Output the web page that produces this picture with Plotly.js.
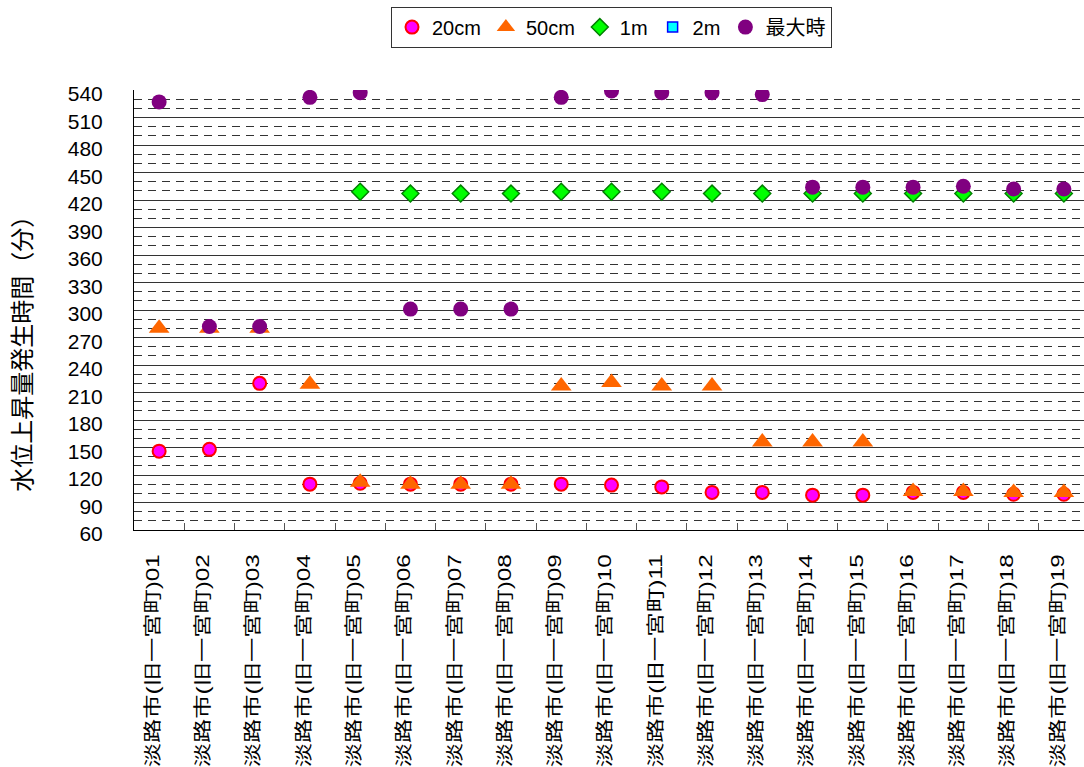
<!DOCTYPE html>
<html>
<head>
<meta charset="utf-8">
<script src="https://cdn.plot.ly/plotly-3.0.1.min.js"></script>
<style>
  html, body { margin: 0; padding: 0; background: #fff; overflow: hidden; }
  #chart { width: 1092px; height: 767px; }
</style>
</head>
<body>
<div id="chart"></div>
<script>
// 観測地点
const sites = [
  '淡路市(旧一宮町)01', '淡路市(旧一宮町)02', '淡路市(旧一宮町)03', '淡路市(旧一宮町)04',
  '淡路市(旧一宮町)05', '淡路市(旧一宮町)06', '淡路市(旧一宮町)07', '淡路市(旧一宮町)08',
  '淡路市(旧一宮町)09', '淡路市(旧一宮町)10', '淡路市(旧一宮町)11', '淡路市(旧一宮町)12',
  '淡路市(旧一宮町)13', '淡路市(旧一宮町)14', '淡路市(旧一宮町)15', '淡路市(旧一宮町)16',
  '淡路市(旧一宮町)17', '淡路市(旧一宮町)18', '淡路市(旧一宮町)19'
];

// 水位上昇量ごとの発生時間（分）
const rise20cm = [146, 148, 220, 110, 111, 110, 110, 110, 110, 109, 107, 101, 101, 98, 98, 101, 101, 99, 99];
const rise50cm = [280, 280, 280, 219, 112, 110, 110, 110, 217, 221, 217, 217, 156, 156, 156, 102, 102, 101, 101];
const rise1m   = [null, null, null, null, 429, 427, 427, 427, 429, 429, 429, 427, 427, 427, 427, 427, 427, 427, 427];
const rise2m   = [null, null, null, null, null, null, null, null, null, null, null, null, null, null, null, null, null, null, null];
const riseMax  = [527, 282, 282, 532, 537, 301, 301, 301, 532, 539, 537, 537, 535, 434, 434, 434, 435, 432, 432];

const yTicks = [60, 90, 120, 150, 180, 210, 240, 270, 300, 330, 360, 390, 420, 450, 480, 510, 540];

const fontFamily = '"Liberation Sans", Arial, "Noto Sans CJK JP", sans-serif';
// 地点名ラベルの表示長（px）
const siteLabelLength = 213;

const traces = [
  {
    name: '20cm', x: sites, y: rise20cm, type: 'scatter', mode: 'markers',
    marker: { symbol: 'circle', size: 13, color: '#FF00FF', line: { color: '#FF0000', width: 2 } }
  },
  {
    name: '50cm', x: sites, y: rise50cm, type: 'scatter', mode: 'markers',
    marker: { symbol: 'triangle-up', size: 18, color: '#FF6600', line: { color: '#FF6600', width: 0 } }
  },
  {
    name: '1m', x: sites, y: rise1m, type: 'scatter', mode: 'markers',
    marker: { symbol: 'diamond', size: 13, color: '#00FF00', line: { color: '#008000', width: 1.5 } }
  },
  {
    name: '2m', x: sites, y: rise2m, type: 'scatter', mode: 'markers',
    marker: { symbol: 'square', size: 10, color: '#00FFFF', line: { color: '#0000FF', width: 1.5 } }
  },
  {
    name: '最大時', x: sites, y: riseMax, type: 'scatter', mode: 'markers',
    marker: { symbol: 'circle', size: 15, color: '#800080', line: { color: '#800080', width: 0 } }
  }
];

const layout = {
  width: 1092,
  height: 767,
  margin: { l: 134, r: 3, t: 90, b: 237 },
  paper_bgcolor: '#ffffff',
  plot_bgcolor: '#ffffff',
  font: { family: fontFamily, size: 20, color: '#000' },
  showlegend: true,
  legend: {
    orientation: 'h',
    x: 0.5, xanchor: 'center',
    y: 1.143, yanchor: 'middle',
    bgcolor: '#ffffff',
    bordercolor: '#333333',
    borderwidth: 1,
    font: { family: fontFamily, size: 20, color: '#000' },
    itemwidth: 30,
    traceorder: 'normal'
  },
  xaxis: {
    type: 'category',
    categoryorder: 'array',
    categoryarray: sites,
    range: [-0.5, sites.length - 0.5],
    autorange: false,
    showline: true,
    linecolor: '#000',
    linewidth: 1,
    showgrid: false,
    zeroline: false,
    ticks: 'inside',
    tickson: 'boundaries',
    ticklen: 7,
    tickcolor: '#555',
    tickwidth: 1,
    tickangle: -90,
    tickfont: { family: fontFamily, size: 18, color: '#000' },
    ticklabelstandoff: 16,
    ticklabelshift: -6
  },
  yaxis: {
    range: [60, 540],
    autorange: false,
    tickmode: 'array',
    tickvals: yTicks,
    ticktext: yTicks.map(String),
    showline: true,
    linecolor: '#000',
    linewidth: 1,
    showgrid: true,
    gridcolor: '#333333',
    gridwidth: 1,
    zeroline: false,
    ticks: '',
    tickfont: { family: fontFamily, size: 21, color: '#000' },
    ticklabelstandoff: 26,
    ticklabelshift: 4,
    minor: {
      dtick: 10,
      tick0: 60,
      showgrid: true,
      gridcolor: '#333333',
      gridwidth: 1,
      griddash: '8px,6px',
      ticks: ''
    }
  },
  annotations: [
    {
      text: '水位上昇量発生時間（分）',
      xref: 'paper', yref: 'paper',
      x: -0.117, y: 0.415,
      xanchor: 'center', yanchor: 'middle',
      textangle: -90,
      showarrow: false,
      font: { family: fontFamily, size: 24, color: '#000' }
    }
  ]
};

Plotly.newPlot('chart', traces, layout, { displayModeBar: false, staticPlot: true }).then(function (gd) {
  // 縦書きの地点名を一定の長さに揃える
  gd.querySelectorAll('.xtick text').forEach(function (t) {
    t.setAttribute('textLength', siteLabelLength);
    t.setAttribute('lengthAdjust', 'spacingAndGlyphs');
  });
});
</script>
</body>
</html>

---

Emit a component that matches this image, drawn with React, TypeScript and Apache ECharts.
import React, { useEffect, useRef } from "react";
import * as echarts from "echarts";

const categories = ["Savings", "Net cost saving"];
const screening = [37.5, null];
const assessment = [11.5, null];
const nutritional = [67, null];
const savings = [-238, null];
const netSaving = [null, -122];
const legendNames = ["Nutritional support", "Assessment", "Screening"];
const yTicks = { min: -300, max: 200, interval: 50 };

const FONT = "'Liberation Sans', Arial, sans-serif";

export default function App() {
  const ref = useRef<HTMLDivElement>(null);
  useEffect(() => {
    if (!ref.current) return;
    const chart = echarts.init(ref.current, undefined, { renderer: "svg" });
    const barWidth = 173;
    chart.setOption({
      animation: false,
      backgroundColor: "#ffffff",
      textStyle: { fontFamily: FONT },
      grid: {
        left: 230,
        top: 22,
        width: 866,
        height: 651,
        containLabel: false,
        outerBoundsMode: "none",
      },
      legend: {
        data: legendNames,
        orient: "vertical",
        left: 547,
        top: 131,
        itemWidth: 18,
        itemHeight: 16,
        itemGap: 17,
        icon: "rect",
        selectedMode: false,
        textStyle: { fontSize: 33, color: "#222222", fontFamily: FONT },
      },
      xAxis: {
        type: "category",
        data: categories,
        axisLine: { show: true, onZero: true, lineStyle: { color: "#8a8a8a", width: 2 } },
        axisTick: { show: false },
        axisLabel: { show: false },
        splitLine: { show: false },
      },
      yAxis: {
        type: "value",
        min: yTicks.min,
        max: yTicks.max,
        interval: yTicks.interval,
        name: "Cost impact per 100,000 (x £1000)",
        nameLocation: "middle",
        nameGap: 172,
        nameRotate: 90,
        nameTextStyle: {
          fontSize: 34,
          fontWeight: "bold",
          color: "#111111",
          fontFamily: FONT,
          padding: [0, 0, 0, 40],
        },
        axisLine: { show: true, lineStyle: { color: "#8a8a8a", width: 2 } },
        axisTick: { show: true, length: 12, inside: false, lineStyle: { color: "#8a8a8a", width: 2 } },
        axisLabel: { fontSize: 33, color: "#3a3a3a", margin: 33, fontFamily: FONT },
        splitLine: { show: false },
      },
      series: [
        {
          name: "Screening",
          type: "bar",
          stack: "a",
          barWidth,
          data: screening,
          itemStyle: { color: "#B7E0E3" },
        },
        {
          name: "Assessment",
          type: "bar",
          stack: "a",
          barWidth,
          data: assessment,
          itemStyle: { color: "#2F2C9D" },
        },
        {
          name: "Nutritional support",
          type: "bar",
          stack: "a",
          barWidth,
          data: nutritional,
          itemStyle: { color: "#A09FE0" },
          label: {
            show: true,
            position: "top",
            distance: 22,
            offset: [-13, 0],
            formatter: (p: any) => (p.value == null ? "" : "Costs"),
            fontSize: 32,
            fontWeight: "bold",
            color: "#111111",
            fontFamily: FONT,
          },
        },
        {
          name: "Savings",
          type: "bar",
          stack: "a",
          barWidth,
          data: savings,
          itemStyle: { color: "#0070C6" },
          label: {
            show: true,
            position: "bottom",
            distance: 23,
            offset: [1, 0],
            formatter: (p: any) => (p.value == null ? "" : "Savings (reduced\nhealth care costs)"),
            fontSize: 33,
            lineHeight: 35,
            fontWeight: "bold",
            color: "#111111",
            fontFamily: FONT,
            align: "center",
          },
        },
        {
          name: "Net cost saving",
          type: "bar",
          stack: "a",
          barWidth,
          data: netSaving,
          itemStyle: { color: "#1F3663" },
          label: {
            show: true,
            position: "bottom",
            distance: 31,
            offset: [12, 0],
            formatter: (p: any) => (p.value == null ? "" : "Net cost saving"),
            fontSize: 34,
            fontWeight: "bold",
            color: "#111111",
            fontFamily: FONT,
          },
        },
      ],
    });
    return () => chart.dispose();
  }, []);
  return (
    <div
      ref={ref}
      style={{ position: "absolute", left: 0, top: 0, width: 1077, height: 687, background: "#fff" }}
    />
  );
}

Aim
Write the lines again exactly, beginning at the line that has "Emit a component" and stopping after the line that has "200, interval: 50"; include no other lines.

Output of the task
Emit a component that matches this image, drawn with React, TypeScript and Apache ECharts.
import React, { useEffect, useRef } from "react";
import * as echarts from "echarts";

const categories = ["Savings", "Net cost saving"];
const screening = [37.5, null];
const assessment = [11.5, null];
const nutritional = [67, null];
const savings = [-238, null];
const netSaving = [null, -122];
const legendNames = ["Nutritional support", "Assessment", "Screening"];
const yTicks = { min: -300, max: 200, interval: 50 };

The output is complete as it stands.